Management’s responsibility for the financial statements

The Company’s board of directors are responsible for the matters stated in section 134 (5) of the Act with respect to the preparation of these financial statements that give a true and fair view of the financial position, financial performance and cash flows of the Company in accordance with the accounting principles generally accepted in India, including the accounting standards specified under section 133 of the Act. This responsibility also includes maintenance of adequate accounting records in accordance with the provisions of the Act for safeguarding of the assets of the Company and for preventing and detecting frauds and other irregularities ;selection

and application of appropriate accounting policies; making judgments and estimates that are reasonable and prudent; and design, implementation and maintenance of adequate internal financial controls, that were operating effectively for ensuring the accuracy and completeness of the accounting records, relevant to the preparation and presentation of the financials statement that give a true and fair view and are free from material misstatement ,whether due to fraud or error.

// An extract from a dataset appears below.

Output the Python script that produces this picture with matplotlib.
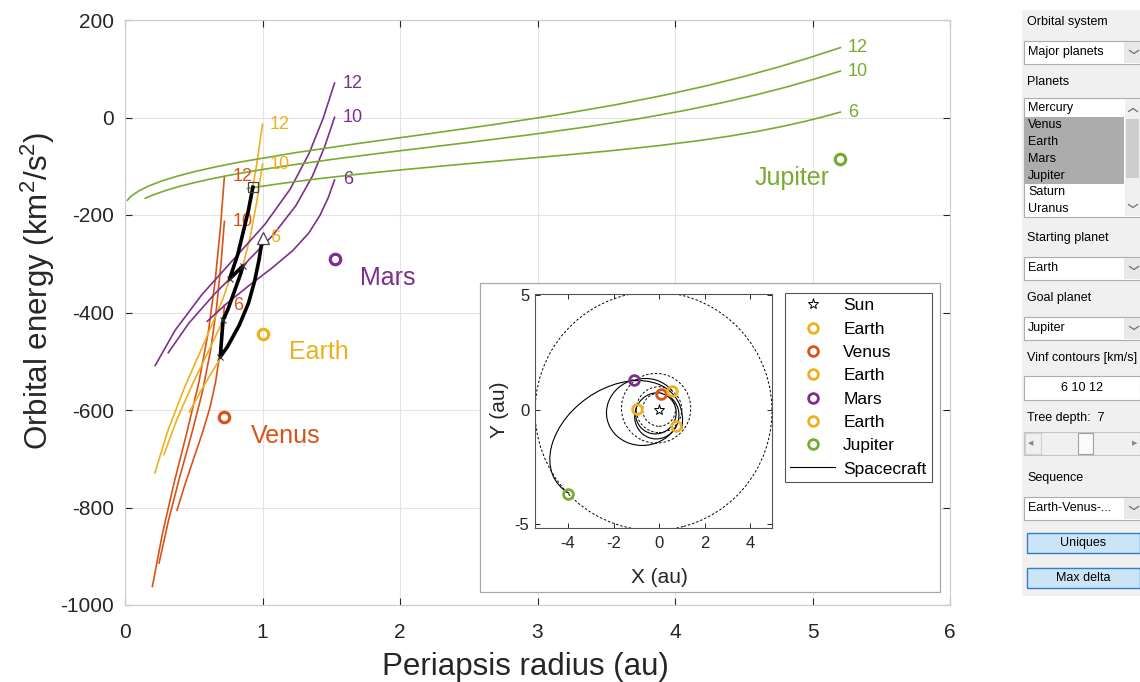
import matplotlib
matplotlib.use('Agg')
import matplotlib.pyplot as plt
from matplotlib.patches import Rectangle, Ellipse, Arc
from matplotlib.lines import Line2D

plt.rcParams['font.family'] = ['Liberation Sans', 'DejaVu Sans']
plt.rcParams['mathtext.fontset'] = 'custom'
plt.rcParams['mathtext.rm'] = 'Liberation Sans'
plt.rcParams['mathtext.it'] = 'Liberation Sans:italic'
plt.rcParams['axes.unicode_minus'] = False

# ---- data: vinf contours (periapsis radius au, orbital energy km2/s2) ----
venus_12_r = [0.723, 0.694, 0.657, 0.608, 0.5385, 0.4495, 0.355, 0.270, 0.199]
venus_12_E = [-121, -226.1, -331.3, -436.3, -541.5, -646.6, -751.7, -856.9, -962]
venus_10_r = [0.723, 0.698, 0.6666, 0.6235, 0.5624, 0.4828, 0.3966, 0.3166, 0.2477]
venus_10_E = [-213, -300.6, -388.3, -475.9, -563.5, -651.1, -738.7, -826.3, -913.9]
venus_6_r = [0.723, 0.7073, 0.6869, 0.6586, 0.6173, 0.5617, 0.4983, 0.4358, 0.378]
venus_6_E = [-385.3, -437.9, -490.4, -543, -595.5, -648, -700.6, -753.1, -805.7]

earth_12_r = [1.0, 0.954, 0.896, 0.819, 0.713, 0.578, 0.438, 0.315, 0.217]
earth_12_E = [-14, -103.4, -192.8, -282.1, -371.5, -460.9, -550.3, -639.6, -729]
earth_10_r = [1.0, 0.960, 0.911, 0.843, 0.749, 0.627, 0.498, 0.381, 0.283]
earth_10_E = [-95.6, -170.1, -244.6, -319.1, -393.5, -468, -542.5, -617, -691.4]
earth_6_r = [1.0, 0.975, 0.942, 0.898, 0.832, 0.745, 0.648, 0.554, 0.468]
earth_6_E = [-246.8, -291.5, -336.2, -380.9, -425.5, -470.2, -514.9, -559.6, -604.3]

mars_12_r = [1.524, 1.441, 1.338, 1.202, 1.018, 0.788, 0.558, 0.365, 0.220]
mars_12_E = [70.6, -1.8, -74.2, -146.6, -219, -291.4, -363.8, -436.2, -508.6]
mars_10_r = [1.524, 1.452, 1.363, 1.243, 1.077, 0.868, 0.652, 0.464, 0.315]
mars_10_E = [0.3, -60, -120.3, -180.7, -241, -301.4, -361.7, -422, -482.4]
mars_6_r = [1.524, 1.478, 1.418, 1.337, 1.220, 1.067, 0.899, 0.739, 0.599]
mars_6_E = [-128.2, -164.4, -200.6, -236.8, -273, -309.2, -345.4, -381.7, -417.9]

jup_12_r = [5.203, 4.9905, 4.760, 4.5083, 4.229, 3.917, 3.564, 3.1624, 2.712, 2.221, 1.718, 1.243,
            0.832, 0.657, 0.503, 0.3718, 0.2616, 0.1718, 0.1018, 0.0505, 0.0316, 0.0172]
jup_12_E = [143.4, 123.8, 104.2, 84.6, 65, 45.5, 25.9, 6.3, -13.3, -32.9, -52.4, -72,
            -91.6, -101.4, -111.2, -121.0, -130.8, -140.6, -150.4, -160.1, -165.0, -169.9]
jup_10_r = [5.203, 5.0158, 4.812, 4.588, 4.338, 4.056, 3.734, 3.365, 2.947, 2.487, 2.010, 1.550,
            1.138, 0.9549, 0.789, 0.6415, 0.511, 0.3965, 0.2983, 0.2154, 0.1793, 0.1468]
jup_10_E = [95.3, 79.0, 62.6, 46.3, 30, 13.7, -2.6, -18.9, -35.3, -51.6, -67.9, -84.2,
            -100.5, -108.7, -116.9, -125.0, -133.2, -141.3, -149.5, -157.7, -161.7, -165.8]
jup_6_r = [5.203, 5.076, 4.937, 4.7816, 4.606, 4.403, 4.166, 3.888, 3.565, 3.2015, 2.813, 2.4206,
           2.046, 1.7012, 1.393, 1.124, 0.890]
jup_6_E = [11.1, 1.3, -8.5, -18.3, -28.1, -37.9, -47.7, -57.5, -67.3, -77.0, -86.8, -96.6,
           -106.4, -116.2, -126, -135.8, -145.6]

planet_names = ['Venus', 'Earth', 'Mars', 'Jupiter']
planet_r = [0.723, 1.0, 1.524, 5.203]
planet_E = [-613.5, -443.5, -291, -85.3]
planet_colors = ['#D95319', '#EDB120', '#7E2F8E', '#77AC30']

# spacecraft path through the flybys
path_r = [1.0, 0.975, 0.942, 0.898, 0.832, 0.745, 0.693, 0.707, 0.714, 0.749, 0.843, 0.856, 0.760, 0.819, 0.896, 0.93]
path_E = [-246.8, -291.5, -336.2, -380.9, -425.5, -470.2, -491, -437.9, -415, -393.5, -319.1, -304.8, -331.4, -282.1, -192.8, -143]
flyby_r = [0.693, 0.714, 0.856, 0.760]
flyby_E = [-491, -415, -304.8, -331.4]

# ---- data: inset orbit view (au) ----
enc_names = ['Earth', 'Venus', 'Earth', 'Mars', 'Earth', 'Jupiter']
enc_x = [-0.98, 0.09, 0.56, -1.08, 0.73, -3.98]
enc_y = [0.04, 0.70, 0.80, 1.27, -0.71, -3.68]
enc_colors = ['#EDB120', '#D95319', '#EDB120', '#7E2F8E', '#EDB120', '#77AC30']

orbit_cx = [0.0, 0.0, -0.130, -0.2435]
orbit_cy = [0.0, 0.0, 0.058, -0.0641]
orbit_w = [1.446, 2.0, 3.048, 10.406]
orbit_h = [1.446, 2.0, 3.035, 10.394]
orbit_ang = [0, 0, 336, 14.75]

leg_cx = [-0.1382, -0.0992, -0.5719, -0.6932, -1.884]
leg_cy = [-0.1647, -0.2725, 0.0430, -0.0974, -1.3192]
leg_w = [1.81, 2.02, 2.867, 3.24, 6.4]
leg_h = [1.758, 1.935, 2.628, 2.922, 4.45]
leg_ang = [50, 70, -4.3, 8, 35]
leg_t1 = [117.0, 9.1, 38.4, 98.6, 334.5]
leg_t2 = [25.3, 349.3, 116.9, 328.4, 193.6]

W, H = 1140, 682
fig = plt.figure(figsize=(W / 100, H / 100), dpi=100)


def fx(x):
    return x / W


def fy(y):
    return 1 - y / H


# ---- main axes ----
ax = fig.add_axes([fx(125), fy(605), 825 / W, 585 / H])
contours = [
    (venus_12_r, venus_12_E, 0, '12'), (venus_10_r, venus_10_E, 0, '10'), (venus_6_r, venus_6_E, 0, '6'),
    (earth_12_r, earth_12_E, 1, '12'), (earth_10_r, earth_10_E, 1, '10'), (earth_6_r, earth_6_E, 1, '6'),
    (mars_12_r, mars_12_E, 2, '12'), (mars_10_r, mars_10_E, 2, '10'), (mars_6_r, mars_6_E, 2, '6'),
    (jup_12_r, jup_12_E, 3, '12'), (jup_10_r, jup_10_E, 3, '10'), (jup_6_r, jup_6_E, 3, '6'),
]
lab_dx = [0.06, 0.055, 0.06, 0.055]
for r, E, k, lab in contours:
    ax.plot(r, E, color=planet_colors[k], lw=1.2, zorder=2)
    ax.text(r[0] + lab_dx[k], E[0], lab, color=planet_colors[k], fontsize=13,
            ha='left', va='center', zorder=3)

ax.plot(path_r, path_E, color='k', lw=2.6, zorder=4, solid_joinstyle='round')
ax.plot(flyby_r, flyby_E, ls='none', marker='x', ms=5, mew=0.8, color='#333333', zorder=5)
ax.plot(path_r[0], path_E[0], ls='none', marker='^', ms=9, mfc='white', mec='#444444', mew=0.9, zorder=6)
ax.plot(path_r[-1], path_E[-1], ls='none', marker='s', ms=6.5, mfc='none', mec='#444444', mew=0.9, zorder=6)

name_dx = [0.19, 0.19, 0.185, -0.08]
name_dy = [-40, -38, -38, -39]
name_ha = ['left', 'left', 'left', 'right']
for i, nm in enumerate(planet_names):
    ax.plot(planet_r[i], planet_E[i], ls='none', marker='o', ms=7.5, mfc='none',
            mec=planet_colors[i], mew=2.3, zorder=3)
    ax.text(planet_r[i] + name_dx[i], planet_E[i] + name_dy[i], nm, color=planet_colors[i],
            fontsize=18, ha=name_ha[i], va='center')

ax.set_xlim(0, 6)
ax.set_ylim(-1000, 200)
ax.set_xticks(range(0, 7))
ax.set_yticks(range(-1000, 201, 200))
ax.grid(True, color='#e3e3e3', lw=0.8)
ax.set_axisbelow(True)
for s in ax.spines.values():
    s.set_color('#cccccc')
    s.set_linewidth(0.8)
ax.tick_params(direction='in', top=True, right=True, length=5, width=0.8,
               color='#262626', labelsize=15, labelcolor='#262626')
ax.tick_params(axis='y', pad=8)
ax.tick_params(axis='x', pad=13)
ax.set_xlabel('Periapsis radius (au)', fontsize=22.5, color='#262626')
ax.set_ylabel('Orbital energy (km$^2$/s$^2$)', fontsize=22.5, color='#262626')
ax.xaxis.set_label_coords(0.485, -0.08)
ax.yaxis.set_label_coords(-0.082, 0.537)

# ---- inset panel ----
fig.add_artist(Rectangle((fx(480), fy(592)), 460 / W, 309 / H, transform=fig.transFigure,
                         facecolor='white', edgecolor='#a8a8a8', lw=0.9, zorder=2))

ax_in = fig.add_axes([fx(535), fy(528), 237 / W, 234 / H], zorder=3)
for i in range(len(orbit_cx)):
    ax_in.add_patch(Ellipse((orbit_cx[i], orbit_cy[i]), orbit_w[i], orbit_h[i], angle=orbit_ang[i],
                            fill=False, ec='k', lw=0.7, ls=(0, (2.5, 2))))
for i in range(len(leg_cx)):
    ax_in.add_patch(Arc((leg_cx[i], leg_cy[i]), leg_w[i], leg_h[i], angle=leg_ang[i],
                        theta1=leg_t1[i], theta2=leg_t2[i], color='k', lw=0.8))

handles = []
h_sun, = ax_in.plot(0, 0, ls='none', marker='*', ms=8, mfc='none', mec='k', mew=0.7, label='Sun')
handles.append(h_sun)
for i, nm in enumerate(enc_names):
    h, = ax_in.plot(enc_x[i], enc_y[i], ls='none', marker='o', ms=7, mfc='none',
                    mec=enc_colors[i], mew=2.0, label=nm)
    handles.append(h)
handles.append(Line2D([], [], color='k', lw=0.8, label='Spacecraft'))

ax_in.set_xlim(-5.45, 4.96)
ax_in.set_ylim(-5.16, 5.04)
ax_in.set_xticks([-4, -2, 0, 2, 4])
ax_in.set_yticks([-5, 0, 5])
for s in ax_in.spines.values():
    s.set_color('#555555')
    s.set_linewidth(0.8)
ax_in.tick_params(direction='in', top=True, right=True, length=3.5, width=0.7,
                  color='#262626', labelsize=12, labelcolor='#262626')
ax_in.tick_params(axis='x', pad=6)
ax_in.tick_params(axis='y', pad=4)
ax_in.set_xlabel('X (au)', fontsize=15, color='#262626')
ax_in.set_ylabel('Y (au)', fontsize=15, color='#262626')
ax_in.xaxis.set_label_coords(0.527, -0.172)
ax_in.yaxis.set_label_coords(-0.11, 0.504)

leg = ax_in.legend(handles=handles, loc='upper left', bbox_to_anchor=(fx(785), fy(293)),
                   bbox_transform=fig.transFigure, borderaxespad=0, fontsize=12.5,
                   fancybox=False, edgecolor='#555555', framealpha=1, borderpad=0.3,
                   labelspacing=0.47, handlelength=2.6, handletextpad=0.45)
leg.get_frame().set_linewidth(0.8)

# ---- control panel ----
def box(x0, y0, x1, y1, fc, ec='none', lw=0.8, z=5):
    fig.add_artist(Rectangle((fx(x0), fy(y1)), (x1 - x0) / W, (y1 - y0) / H,
                             transform=fig.transFigure, facecolor=fc, edgecolor=ec, lw=lw, zorder=z))


def txt(x, y, s, ha='left', size=9, color='black'):
    fig.text(fx(x), fy(y), s, ha=ha, va='center', fontsize=size, color=color, zorder=8)


def chevron(xc, yc, up=False, color='#707070'):
    d = -3 if up else 3
    fig.add_artist(Line2D([fx(xc - 4.5), fx(xc), fx(xc + 4.5)],
                          [fy(yc - d / 2), fy(yc + d / 2), fy(yc - d / 2)],
                          transform=fig.transFigure, color=color, lw=0.9, zorder=8))


box(1022, 10, 1140, 596, '#f0f0f0', z=4)

panel_labels = ['Orbital system', 'Planets', 'Starting planet', 'Goal planet',
                'Vinf contours [km/s]', 'Tree depth:  7', 'Sequence']
panel_label_y = [22, 82, 238, 298, 358, 418, 478]
for s, y in zip(panel_labels, panel_label_y):
    txt(1027, y, s)

drop_texts = ['Major planets', 'Earth', 'Jupiter', 'Earth-Venus-...']
drop_y = [52, 268, 328, 508]
for s, y in zip(drop_texts, drop_y):
    box(1024, y - 11.5, 1140, y + 11.5, 'white', '#adadad')
    box(1124, y - 10.5, 1139.5, y + 10.5, '#e8e8e8')
    txt(1028, y, s)
    chevron(1134, y)

planet_list = ['Mercury', 'Venus', 'Earth', 'Mars', 'Jupiter', 'Saturn', 'Uranus']
planet_list_y = [108, 125, 142, 159, 176, 192, 209]
box(1024, 98, 1140, 217, 'white', '#adadad')
box(1025, 117, 1124, 183.5, '#acacac')
box(1125, 99, 1139.5, 216, '#f0f0f0')
box(1126, 119, 1139, 178, '#cdcdcd')
chevron(1133, 110, up=True)
chevron(1133, 206)
for s, y in zip(planet_list, planet_list_y):
    txt(1028, y, s)

box(1024, 376, 1140, 400, 'white', '#adadad')
txt(1082, 388, '6 10 12', ha='center')

box(1024, 432, 1140, 455, '#f0f0f0', '#c4c4c4')
box(1025, 433, 1041, 454, '#f0f0f0', '#d0d0d0')
box(1078, 433, 1093, 454, '#fbfbfb', '#a0a0a0')
txt(1031, 443.5, '\u25C0', ha='center', size=5, color='#8a8a8a')
txt(1135, 443.5, '\u25B6', ha='center', size=5, color='#8a8a8a')

button_texts = ['Uniques', 'Max delta']
button_y = [543, 578]
for s, y in zip(button_texts, button_y):
    box(1027, y - 10, 1140, y + 10, '#cce4f7', '#2f7fc8', lw=1.0)
    txt(1083, y, s, ha='center')

fig.savefig('out.png', dpi=100)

In preparing the financial statements, management is responsible for assessing the Company’s ability to continue as a going concern, disclosing, as applicable, matters related to going concern and using the going concern basis of accounting unless management either intends to liquidate the Company or to cease operations, or has no realistic alternative but to do so.

The board of directors are also responsible for overseeing the Company’s financial reporting process.

Auditor’s responsibilities for the audit of the financial statements

Our objectives are to obtain reasonable assurance about whether the financial statements as a whole are free from material misstatement, whether due to fraud or error, and to issue an auditor’s report that includes our opinion. Reasonable assurance is a high level of assurance, but is not a guarantee that an audit conducted in accordance with SAs will always detect a material misstatement when it exists. Misstatements can arise from fraud or error and are considered material if, individually or in the aggregate, they could reasonably be expected to influence the economic decisions of users taken on the basis of these financial statements.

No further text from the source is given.